Being difficult or boundaries
My coparent keeps suggesting I used his girlfriend as my babysitter when one is needed for work. This ends up being for about 4 hours a day a few times a week. I’ve repeatedly told him no. This woman absolutely hates me and has since they first started dating a little over a year ago. She has said this to my face, over text, and post on social media. (Post sent to me by mutuals) I’ve honestly lost count of the amount of times she has said something awful to me or talked smack online. I honestly really don’t care that she doesn’t like me but it’s relevant to the current situation.
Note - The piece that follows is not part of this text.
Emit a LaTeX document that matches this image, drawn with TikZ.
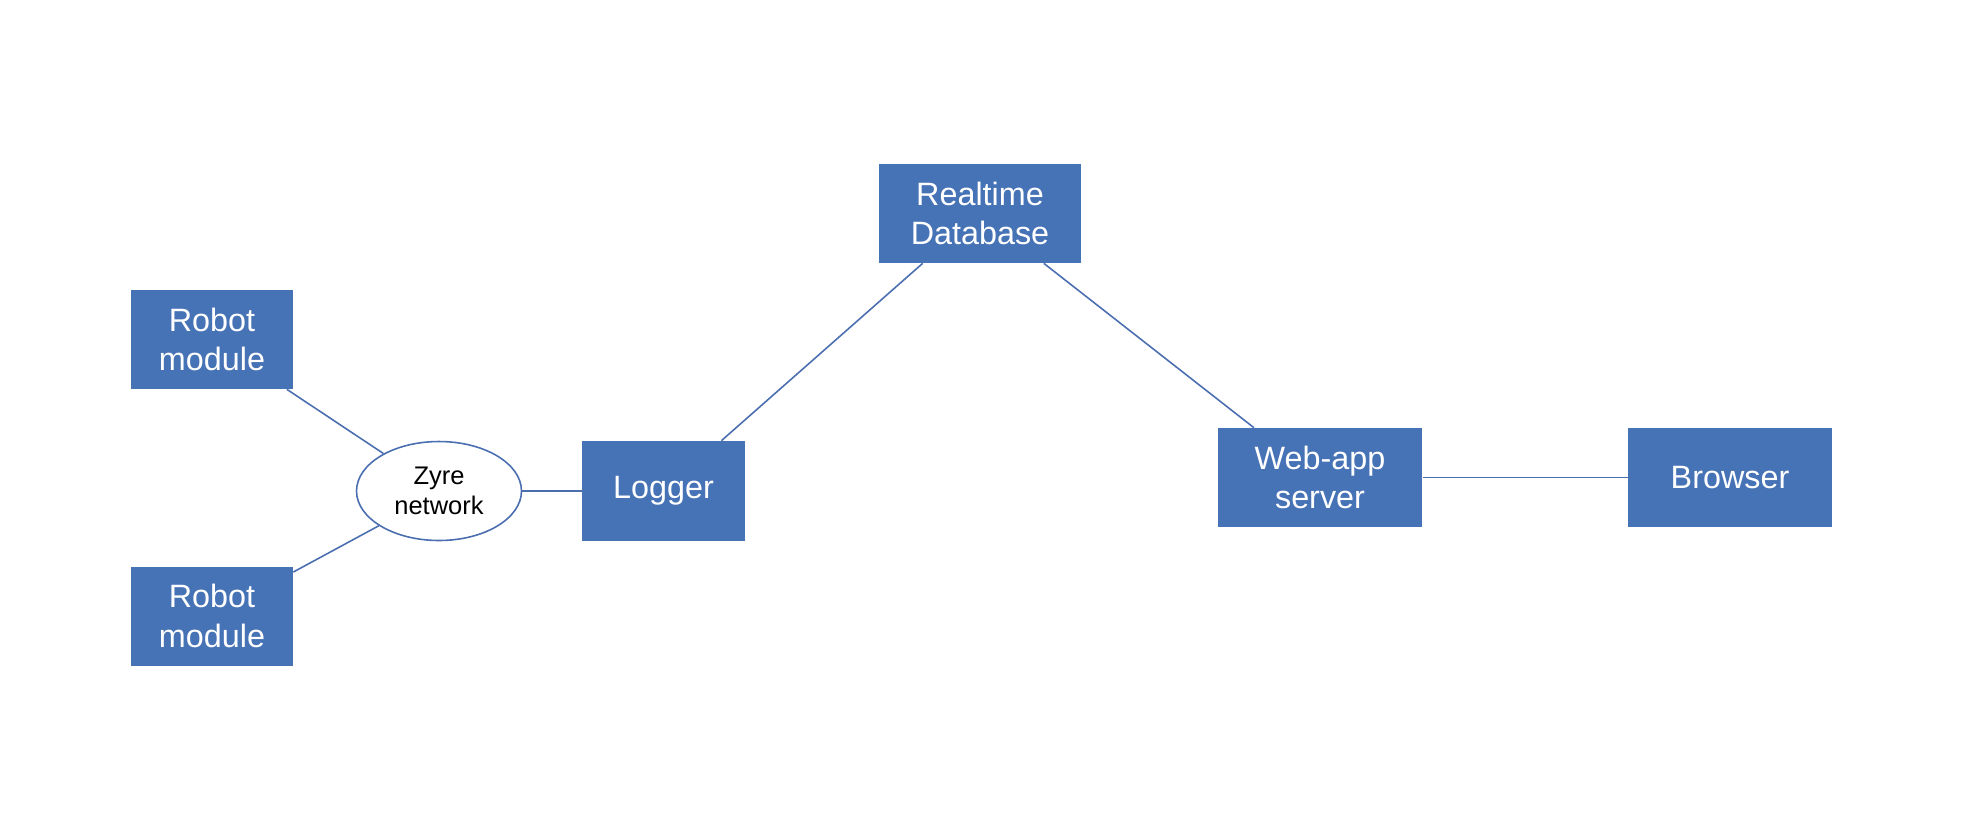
\documentclass[tikz,border=0pt]{standalone}
\usepackage{fontspec}
\setmainfont{Liberation Sans}
\usepackage{xcolor}
\usepackage{tikz}
\usetikzlibrary{shapes.geometric}
\definecolor{ZBlue}{HTML}{4672B6}
\definecolor{ZLine}{HTML}{4A6EB0}

\begin{document}
\begin{tikzpicture}[x=0.02cm, y=-0.02cm,
  block/.style={fill=ZBlue, draw=none, text=white, align=center, inner sep=2pt,
    minimum height=1.98cm, font=\fontsize{18.4}{22.4}\selectfont},
  hub/.style={ellipse, draw=ZLine, line width=0.9pt, fill=white, align=center,
    minimum width=3.3cm, minimum height=1.98cm, inner sep=1pt,
    font=\fontsize{14.5}{17}\selectfont},
  link/.style={draw=ZLine, line width=0.9pt},
]
  \useasboundingbox (0,0) rectangle (1964,833);

  \node[block, minimum width=3.24cm] (robotA) at (212,339.5) {Robot\\module};
  \node[block, minimum width=3.24cm] (robotB) at (212,616) {Robot\\module};
  \node[hub] (zyre) at (439,491) {Zyre\\network};
  \node[block, minimum width=3.26cm, minimum height=2.0cm] (logger) at (663.5,491) {Logger};
  \node[block, minimum width=4.04cm] (rtdb) at (980,213.5) {Realtime\\Database};
  \node[block, minimum width=4.1cm] (webapp) at (1320,477.5) {Web-app\\server};
  \node[block, minimum width=4.08cm] (browser) at (1730,477.5) {Browser};

  \draw[link] (robotA) -- (zyre.146);
  \draw[link] (robotB) -- (zyre.210);
  \draw[link] (zyre) -- (logger);
  \draw[link] (logger.41.5) -- (rtdb.221.5);
  \draw[link] (rtdb.-38) -- (webapp.143);
  \draw[link] (webapp) -- (browser);
\end{tikzpicture}
\end{document}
Any times in the last few months I’ve talked to coparent about child care changes it’s sparked a big debate between us. This is something new and he has never suggested this before or even bother to make suggestions when I tried to talk to him about it before so i eventually stopped asking for help and just started letting him know when changes happen days in advance. During the specific times a babysitter is needed both coparent and I are working and always falls under my legal parenting time. He thinks that even though it’s all under my parenting time I should let his girlfriend babysit our child while we work because she is the only person he trust to watch our child. I have declined every time telling him I’m not comfortable with that option but he can send me suggestions and I consider them as well as I will also consult him on people I think are appropriate. Then he starts going off on me saying I’m bitter, jealous, childish, and hateful for not doing it his way just because I don’t like her. I’ve explained to him multiple times it’s not that I don’t like her I just don’t feel comfortable letting anyone who has been so extremely verbal about their hate towards me being allowed unsupervised access to our child for any amount of time let alone for hours. Our child is very young and cannot advocate for themselves if something were to happen regardless of who is babysitting them.
Yes realistically it would be common sense that since she is dating coparent she wouldn’t do anything or let anything happen but something in my gut is screaming at me don’t do it . Am I really being difficult by not doing what he says and not using his girlfriend as a babysitter during the hours I need child care or am I just being firm on a boundary I have in place for anyone who hates me?